━━━━━ Data section

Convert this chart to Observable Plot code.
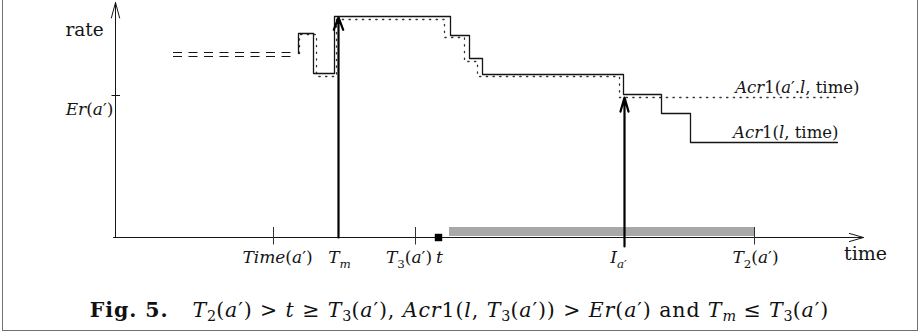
<!DOCTYPE html>
<html><head><meta charset="utf-8">
<script src="https://cdn.jsdelivr.net/npm/d3@7"></script>
<script src="https://cdn.jsdelivr.net/npm/@observablehq/plot@0.6"></script>
<style>
html,body{margin:0;padding:0;background:#fff;}
body{width:919px;height:332px;overflow:hidden;position:relative;font-family:"DejaVu Serif",serif;color:#111;}
#frame{position:absolute;left:2px;top:-3px;width:916px;height:334px;border:1.6px solid #707070;box-sizing:border-box;}
#chart{position:absolute;left:0;top:0;}
#cap{position:absolute;left:0;width:919px;top:299px;text-align:center;font-size:20.5px;letter-spacing:0.9px;white-space:nowrap;line-height:23px;}
#cap sub{font-size:70%;vertical-align:-0.25em;line-height:0;letter-spacing:0;}
</style></head><body>
<div id="frame"></div><div id="chart"></div><div id="cap"></div>
<script>
// ---- data (time units along the x axis, rate units along the y axis) ----
const axisTimeMax = 74.8;
const axisRateMax = 23.5;
const eventLabels = ["*Time*(*a*′)", "*T*_{*m*}", "*T*_{3}(*a*′)", "*t*", "*I*_{*a*′}", "*T*_{2}(*a*′)"];
const eventTimes  = [15.8, 22.3, 30.0, 32.3, 50.9, 63.9];
const tickedTimes = [15.8, 30.0, 50.9, 63.9];
const erLabel = "*Er*(*a*′)";
const erRate = 14.2;
const tmTime = 22.3, tmRate = 22.0;
const iaTime = 50.9, iaRate = 14.0;
const tTime = 32.3;
const busyInterval = [33.4, 63.9];
const busyRates = [0.1, 1.0];
const dashTimes = [5.8, 18.2];
const dashRates = [18.5, 18.1];
const solidTimes = [18.3, 18.3, 19.8, 21.9, 33.5, 35.4, 36.7, 50.8, 54.6, 57.5, 72.2];
const solidRates = [18.4, 20.4, 16.4, 22.1, 20.2, 17.9, 16.3, 14.3, 12.4, 9.5, 9.5];
const dottedTimes = [18.4, 18.4, 20.1, 22.1, 32.9, 34.9, 36.2, 50.4, 72.2];
const dottedRates = [18.4, 20.3, 16.1, 21.8, 20.0, 17.6, 16.1, 14.0, 14.0];
const seriesLabels = ["*Acr*1(*a*′.*l*, time)", "*Acr*1(*l*, time)"];
const yTitle = "rate", xTitle = "time";
const captionHTML = '<b>Fig. 5.</b><span style="display:inline-block;width:24px"></span><i>T</i><sub>2</sub>(<i>a</i>′) &gt; <i>t</i> ≥ <i>T</i><sub>3</sub>(<i>a</i>′), <i>Acr</i>1(<i>l</i>, <i>T</i><sub>3</sub>(<i>a</i>′)) &gt; <i>Er</i>(<i>a</i>′) and <i>T<sub>m</sub></i> ≤ <i>T</i><sub>3</sub>(<i>a</i>′)';

// ---- layout constants ----
const labelDx = [4, 1, -6.5, 1, -6, 1];
const ink = "#151515";

const solid = solidTimes.map((t, i) => ({t, r: solidRates[i]}));
const dotted = dottedTimes.map((t, i) => ({t, r: dottedRates[i]}));
const solidEnd = solid[solid.length - 1], dottedEnd = dotted[dotted.length - 1];

const plot = Plot.plot({
  width: 919, height: 290,
  x: {domain: [0, 75], range: [115, 865], axis: null},
  y: {domain: [0, 23.5], range: [237, 2], axis: null},
  style: {fontFamily: "'DejaVu Serif', serif", background: "transparent", color: ink},
  marks: [
    Plot.rect([busyInterval], {x1: d => d[0], x2: d => d[1], y1: busyRates[0], y2: busyRates[1], fill: "#a8a8a8"}),
    Plot.arrow([{x1: 0, y1: 0, x2: 0, y2: axisRateMax}], {x1: "x1", y1: "y1", x2: "x2", y2: "y2", stroke: ink, strokeWidth: 1, headLength: 24, headAngle: 30}),
    Plot.arrow([{x1: -0.2, y1: 0, x2: axisTimeMax, y2: 0}], {x1: "x1", y1: "y1", x2: "x2", y2: "y2", stroke: ink, strokeWidth: 1, headLength: 22, headAngle: 32}),
    Plot.ruleX(tickedTimes, {x: d => d, y1: -0.75, y2: 1.0, stroke: "#333", strokeWidth: 1}),
    Plot.ruleY([erRate], {y: d => d, x1: -0.35, x2: 0.5, stroke: ink, strokeWidth: 1}),
    Plot.ruleY(dashRates, {y: d => d, x1: dashTimes[0], x2: dashTimes[1], stroke: ink, strokeWidth: 1, strokeDasharray: "9,6.5"}),
    Plot.line(dotted, {x: "t", y: "r", curve: "step-after", stroke: "#333", strokeWidth: 1.3, strokeDasharray: "1.3,5.4"}),
    Plot.line(solid, {x: "t", y: "r", curve: "step-after", stroke: ink, strokeWidth: 1.3}),
    Plot.arrow([{x1: tmTime, y1: 0, x2: tmTime, y2: tmRate}], {x1: "x1", y1: "y1", x2: "x2", y2: "y2", stroke: "#000", strokeWidth: 2.2, headLength: 9, headAngle: 42}),
    Plot.arrow([{x1: iaTime, y1: -0.9, x2: iaTime, y2: iaRate}], {x1: "x1", y1: "y1", x2: "x2", y2: "y2", stroke: "#000", strokeWidth: 2.2, headLength: 10, headAngle: 32}),
    Plot.dot([tTime], {x: d => d, y: 0, symbol: "square", r: 4.2, fill: "#000", stroke: null}),
    ...eventLabels.map((lab, i) => Plot.text([lab], {x: eventTimes[i], y: 0, text: d => d, dx: labelDx[i], dy: 20, fontSize: 17, fill: ink})),
    Plot.text([yTitle], {x: 0, y: axisRateMax, text: d => d, dx: -31, dy: 28, fontSize: 18.5, fill: ink}),
    Plot.text([erLabel], {x: 0, y: erRate, text: d => d, textAnchor: "end", dx: -2, dy: 14, fontSize: 17, fill: ink}),
    Plot.text([xTitle], {x: axisTimeMax, y: 0, text: d => d, dx: 2, dy: 16, fontSize: 19, fill: ink}),
    Plot.text([seriesLabels[0]], {x: dottedEnd.t, y: dottedEnd.r, text: d => d, textAnchor: "end", dx: 22, dy: -10, fontSize: 16.5, fill: ink}),
    Plot.text([seriesLabels[1]], {x: solidEnd.t, y: solidEnd.r, text: d => d, textAnchor: "end", dx: 1, dy: -10, fontSize: 16.5, fill: ink})
  ]
});
document.getElementById("chart").appendChild(plot);

// rich math-style labels: *...* italic, _{...} subscript
function rich(el, src) {
  const ns = "http://www.w3.org/2000/svg";
  const fs = parseFloat(getComputedStyle(el).fontSize) || 16;
  el.textContent = "";
  let it = false, sub = false, dy = 0, buf = "";
  const flush = () => {
    if (!buf) return;
    const t = document.createElementNS(ns, "tspan");
    t.textContent = buf;
    t.setAttribute("font-style", it ? "italic" : "normal");
    if (sub) t.setAttribute("font-size", (fs * 0.7).toFixed(1));
    if (dy) { t.setAttribute("dy", dy.toFixed(1)); dy = 0; }
    el.appendChild(t); buf = "";
  };
  for (let i = 0; i < src.length; i++) {
    const c = src[i];
    if (c === "*") { flush(); it = !it; }
    else if (c === "_" && src[i + 1] === "{") { flush(); sub = true; dy += fs * 0.3; i++; }
    else if (c === "}" && sub) { flush(); sub = false; dy -= fs * 0.3; }
    else buf += c;
  }
  flush();
}
plot.querySelectorAll("text").forEach(el => {
  const s = el.textContent;
  if (s.includes("*") || s.includes("_{")) rich(el, s);
});
document.getElementById("cap").innerHTML = captionHTML;
</script>
</body></html>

━━━━━━━━━━

_Stated problem:_ Output the material word for word, omitting its pictures.

_Task answer:_
Convert this chart to Observable Plot code.
<!DOCTYPE html>
<html><head><meta charset="utf-8">
<script src="https://cdn.jsdelivr.net/npm/d3@7"></script>
<script src="https://cdn.jsdelivr.net/npm/@observablehq/plot@0.6"></script>
<style>
html,body{margin:0;padding:0;background:#fff;}
body{width:919px;height:332px;overflow:hidden;position:relative;font-family:"DejaVu Serif",serif;color:#111;}
#frame{position:absolute;left:2px;top:-3px;width:916px;height:334px;border:1.6px solid #707070;box-sizing:border-box;}
#chart{position:absolute;left:0;top:0;}
#cap{position:absolute;left:0;width:919px;top:299px;text-align:center;font-size:20.5px;letter-spacing:0.9px;white-space:nowrap;line-height:23px;}
#cap sub{font-size:70%;vertical-align:-0.25em;line-height:0;letter-spacing:0;}
</style></head><body>
<div id="frame"></div><div id="chart"></div><div id="cap"></div>
<script>
// ---- data (time units along the x axis, rate units along the y axis) ----
const axisTimeMax = 74.8;
const axisRateMax = 23.5;
const eventLabels = ["*Time*(*a*′)", "*T*_{*m*}", "*T*_{3}(*a*′)", "*t*", "*I*_{*a*′}", "*T*_{2}(*a*′)"];
const eventTimes  = [15.8, 22.3, 30.0, 32.3, 50.9, 63.9];
const tickedTimes = [15.8, 30.0, 50.9, 63.9];
const erLabel = "*Er*(*a*′)";
const erRate = 14.2;
const tmTime = 22.3, tmRate = 22.0;
const iaTime = 50.9, iaRate = 14.0;
const tTime = 32.3;
const busyInterval = [33.4, 63.9];
const busyRates = [0.1, 1.0];
const dashTimes = [5.8, 18.2];
const dashRates = [18.5, 18.1];
const solidTimes = [18.3, 18.3, 19.8, 21.9, 33.5, 35.4, 36.7, 50.8, 54.6, 57.5, 72.2];
const solidRates = [18.4, 20.4, 16.4, 22.1, 20.2, 17.9, 16.3, 14.3, 12.4, 9.5, 9.5];
const dottedTimes = [18.4, 18.4, 20.1, 22.1, 32.9, 34.9, 36.2, 50.4, 72.2];
const dottedRates = [18.4, 20.3, 16.1, 21.8, 20.0, 17.6, 16.1, 14.0, 14.0];
const seriesLabels = ["*Acr*1(*a*′.*l*, time)", "*Acr*1(*l*, time)"];
const yTitle = "rate", xTitle = "time";
const captionHTML = '<b>Fig. 5.</b><span style="display:inline-block;width:24px"></span><i>T</i><sub>2</sub>(<i>a</i>′) &gt; <i>t</i> ≥ <i>T</i><sub>3</sub>(<i>a</i>′), <i>Acr</i>1(<i>l</i>, <i>T</i><sub>3</sub>(<i>a</i>′)) &gt; <i>Er</i>(<i>a</i>′) and <i>T<sub>m</sub></i> ≤ <i>T</i><sub>3</sub>(<i>a</i>′)';

// ---- layout constants ----
const labelDx = [4, 1, -6.5, 1, -6, 1];
const ink = "#151515";

const solid = solidTimes.map((t, i) => ({t, r: solidRates[i]}));
const dotted = dottedTimes.map((t, i) => ({t, r: dottedRates[i]}));
const solidEnd = solid[solid.length - 1], dottedEnd = dotted[dotted.length - 1];

const plot = Plot.plot({
  width: 919, height: 290,
  x: {domain: [0, 75], range: [115, 865], axis: null},
  y: {domain: [0, 23.5], range: [237, 2], axis: null},
  style: {fontFamily: "'DejaVu Serif', serif", background: "transparent", color: ink},
  marks: [
    Plot.rect([busyInterval], {x1: d => d[0], x2: d => d[1], y1: busyRates[0], y2: busyRates[1], fill: "#a8a8a8"}),
    Plot.arrow([{x1: 0, y1: 0, x2: 0, y2: axisRateMax}], {x1: "x1", y1: "y1", x2: "x2", y2: "y2", stroke: ink, strokeWidth: 1, headLength: 24, headAngle: 30}),
    Plot.arrow([{x1: -0.2, y1: 0, x2: axisTimeMax, y2: 0}], {x1: "x1", y1: "y1", x2: "x2", y2: "y2", stroke: ink, strokeWidth: 1, headLength: 22, headAngle: 32}),
    Plot.ruleX(tickedTimes, {x: d => d, y1: -0.75, y2: 1.0, stroke: "#333", strokeWidth: 1}),
    Plot.ruleY([erRate], {y: d => d, x1: -0.35, x2: 0.5, stroke: ink, strokeWidth: 1}),
    Plot.ruleY(dashRates, {y: d => d, x1: dashTimes[0], x2: dashTimes[1], stroke: ink, strokeWidth: 1, strokeDasharray: "9,6.5"}),
    Plot.line(dotted, {x: "t", y: "r", curve: "step-after", stroke: "#333", strokeWidth: 1.3, strokeDasharray: "1.3,5.4"}),
    Plot.line(solid, {x: "t", y: "r", curve: "step-after", stroke: ink, strokeWidth: 1.3}),
    Plot.arrow([{x1: tmTime, y1: 0, x2: tmTime, y2: tmRate}], {x1: "x1", y1: "y1", x2: "x2", y2: "y2", stroke: "#000", strokeWidth: 2.2, headLength: 9, headAngle: 42}),
    Plot.arrow([{x1: iaTime, y1: -0.9, x2: iaTime, y2: iaRate}], {x1: "x1", y1: "y1", x2: "x2", y2: "y2", stroke: "#000", strokeWidth: 2.2, headLength: 10, headAngle: 32}),
    Plot.dot([tTime], {x: d => d, y: 0, symbol: "square", r: 4.2, fill: "#000", stroke: null}),
    ...eventLabels.map((lab, i) => Plot.text([lab], {x: eventTimes[i], y: 0, text: d => d, dx: labelDx[i], dy: 20, fontSize: 17, fill: ink})),
    Plot.text([yTitle], {x: 0, y: axisRateMax, text: d => d, dx: -31, dy: 28, fontSize: 18.5, fill: ink}),
    Plot.text([erLabel], {x: 0, y: erRate, text: d => d, textAnchor: "end", dx: -2, dy: 14, fontSize: 17, fill: ink}),
    Plot.text([xTitle], {x: axisTimeMax, y: 0, text: d => d, dx: 2, dy: 16, fontSize: 19, fill: ink}),
    Plot.text([seriesLabels[0]], {x: dottedEnd.t, y: dottedEnd.r, text: d => d, textAnchor: "end", dx: 22, dy: -10, fontSize: 16.5, fill: ink}),
    Plot.text([seriesLabels[1]], {x: solidEnd.t, y: solidEnd.r, text: d => d, textAnchor: "end", dx: 1, dy: -10, fontSize: 16.5, fill: ink})
  ]
});
document.getElementById("chart").appendChild(plot);

// rich math-style labels: *...* italic, _{...} subscript
function rich(el, src) {
  const ns = "http://www.w3.org/2000/svg";
  const fs = parseFloat(getComputedStyle(el).fontSize) || 16;
  el.textContent = "";
  let it = false, sub = false, dy = 0, buf = "";
  const flush = () => {
    if (!buf) return;
    const t = document.createElementNS(ns, "tspan");
    t.textContent = buf;
    t.setAttribute("font-style", it ? "italic" : "normal");
    if (sub) t.setAttribute("font-size", (fs * 0.7).toFixed(1));
    if (dy) { t.setAttribute("dy", dy.toFixed(1)); dy = 0; }
    el.appendChild(t); buf = "";
  };
  for (let i = 0; i < src.length; i++) {
    const c = src[i];
    if (c === "*") { flush(); it = !it; }
    else if (c === "_" && src[i + 1] === "{") { flush(); sub = true; dy += fs * 0.3; i++; }
    else if (c === "}" && sub) { flush(); sub = false; dy -= fs * 0.3; }
    else buf += c;
  }
  flush();
}
plot.querySelectorAll("text").forEach(el => {
  const s = el.textContent;
  if (s.includes("*") || s.includes("_{")) rich(el, s);
});
document.getElementById("cap").innerHTML = captionHTML;
</script>
</body></html>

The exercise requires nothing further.